### STATED GOAL
Copy exactly the lines from the start of the material through the line with "label_every = 5". Pictures stay out of the copy.
::: GIVEN DATA :::
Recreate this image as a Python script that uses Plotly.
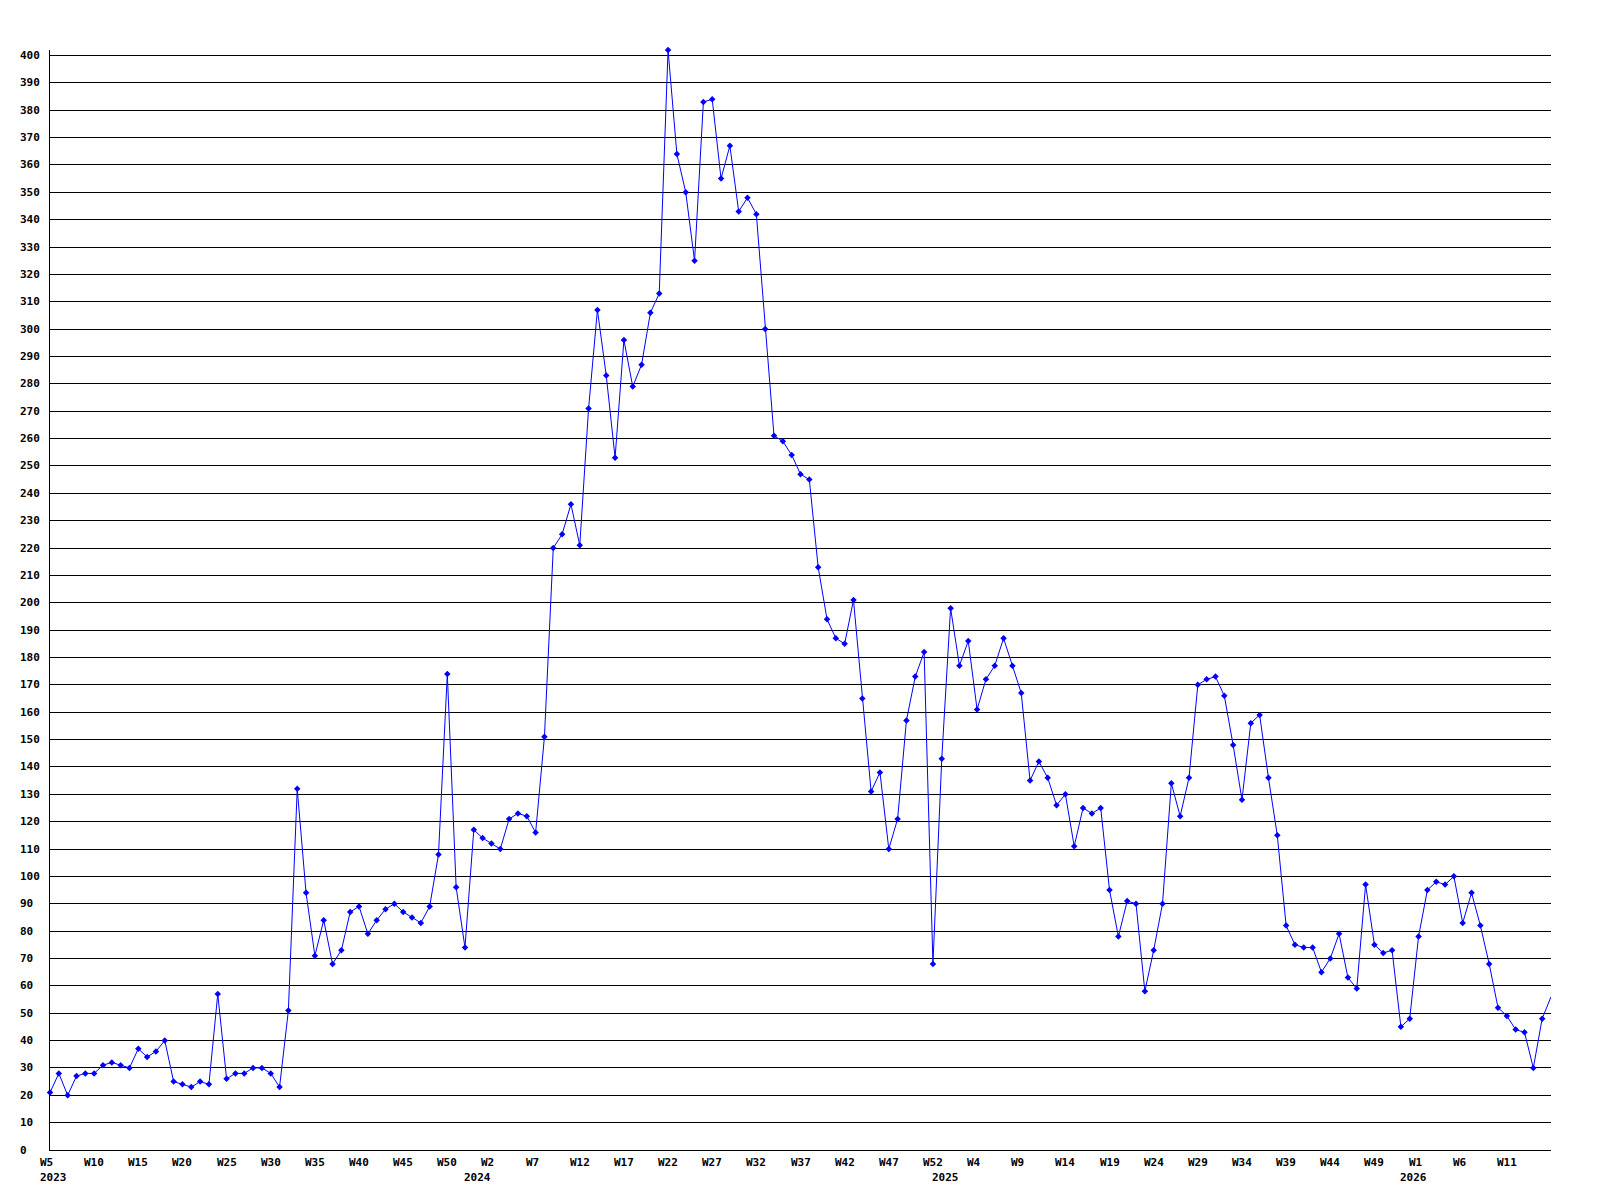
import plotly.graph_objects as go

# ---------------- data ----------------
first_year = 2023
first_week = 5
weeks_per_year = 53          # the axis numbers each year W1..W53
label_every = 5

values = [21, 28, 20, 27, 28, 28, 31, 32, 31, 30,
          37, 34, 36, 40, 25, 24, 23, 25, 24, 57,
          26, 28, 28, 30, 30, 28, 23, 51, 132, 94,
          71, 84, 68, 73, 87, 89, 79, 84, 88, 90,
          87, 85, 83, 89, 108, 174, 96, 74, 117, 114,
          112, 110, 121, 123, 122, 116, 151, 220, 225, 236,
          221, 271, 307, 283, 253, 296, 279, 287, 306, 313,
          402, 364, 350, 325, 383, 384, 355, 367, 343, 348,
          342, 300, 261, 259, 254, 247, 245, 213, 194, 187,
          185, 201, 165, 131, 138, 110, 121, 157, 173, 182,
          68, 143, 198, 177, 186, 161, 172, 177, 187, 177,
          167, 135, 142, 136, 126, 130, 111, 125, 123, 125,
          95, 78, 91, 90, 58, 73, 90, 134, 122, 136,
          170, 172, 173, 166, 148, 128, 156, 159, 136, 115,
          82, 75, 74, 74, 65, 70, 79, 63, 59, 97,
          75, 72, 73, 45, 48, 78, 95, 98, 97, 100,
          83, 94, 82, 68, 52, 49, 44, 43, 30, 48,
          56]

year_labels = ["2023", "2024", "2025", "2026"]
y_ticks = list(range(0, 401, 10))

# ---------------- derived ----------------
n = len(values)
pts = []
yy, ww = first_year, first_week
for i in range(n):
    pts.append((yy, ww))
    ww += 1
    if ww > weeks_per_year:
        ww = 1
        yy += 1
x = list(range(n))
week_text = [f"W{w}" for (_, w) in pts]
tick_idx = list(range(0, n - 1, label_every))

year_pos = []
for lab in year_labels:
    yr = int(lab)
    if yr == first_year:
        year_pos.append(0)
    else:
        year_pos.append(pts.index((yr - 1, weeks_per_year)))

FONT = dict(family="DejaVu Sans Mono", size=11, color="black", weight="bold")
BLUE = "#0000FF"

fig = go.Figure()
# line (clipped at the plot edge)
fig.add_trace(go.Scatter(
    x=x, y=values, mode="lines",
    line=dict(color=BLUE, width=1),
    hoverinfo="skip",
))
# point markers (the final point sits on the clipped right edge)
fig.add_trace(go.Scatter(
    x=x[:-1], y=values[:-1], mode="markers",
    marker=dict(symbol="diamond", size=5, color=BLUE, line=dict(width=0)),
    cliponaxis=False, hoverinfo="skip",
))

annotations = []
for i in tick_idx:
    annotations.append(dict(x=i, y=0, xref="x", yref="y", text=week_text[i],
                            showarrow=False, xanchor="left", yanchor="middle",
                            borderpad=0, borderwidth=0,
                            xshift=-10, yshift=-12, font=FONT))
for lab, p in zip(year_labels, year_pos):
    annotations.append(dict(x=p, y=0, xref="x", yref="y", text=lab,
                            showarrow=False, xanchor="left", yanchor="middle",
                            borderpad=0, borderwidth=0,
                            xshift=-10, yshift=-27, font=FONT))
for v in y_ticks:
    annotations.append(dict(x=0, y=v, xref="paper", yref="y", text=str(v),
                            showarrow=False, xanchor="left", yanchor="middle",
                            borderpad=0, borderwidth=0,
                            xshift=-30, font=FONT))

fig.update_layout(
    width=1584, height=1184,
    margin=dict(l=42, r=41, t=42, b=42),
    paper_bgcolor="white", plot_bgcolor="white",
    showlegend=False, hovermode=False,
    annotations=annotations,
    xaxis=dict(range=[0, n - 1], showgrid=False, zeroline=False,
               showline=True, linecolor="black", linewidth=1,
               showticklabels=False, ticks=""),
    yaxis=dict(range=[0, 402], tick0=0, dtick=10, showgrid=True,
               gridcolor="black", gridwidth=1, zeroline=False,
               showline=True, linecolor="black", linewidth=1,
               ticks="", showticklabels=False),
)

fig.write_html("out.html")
:::
### ANSWER IN FULL
Recreate this image as a Python script that uses Plotly.
import plotly.graph_objects as go

# ---------------- data ----------------
first_year = 2023
first_week = 5
weeks_per_year = 53          # the axis numbers each year W1..W53
label_every = 5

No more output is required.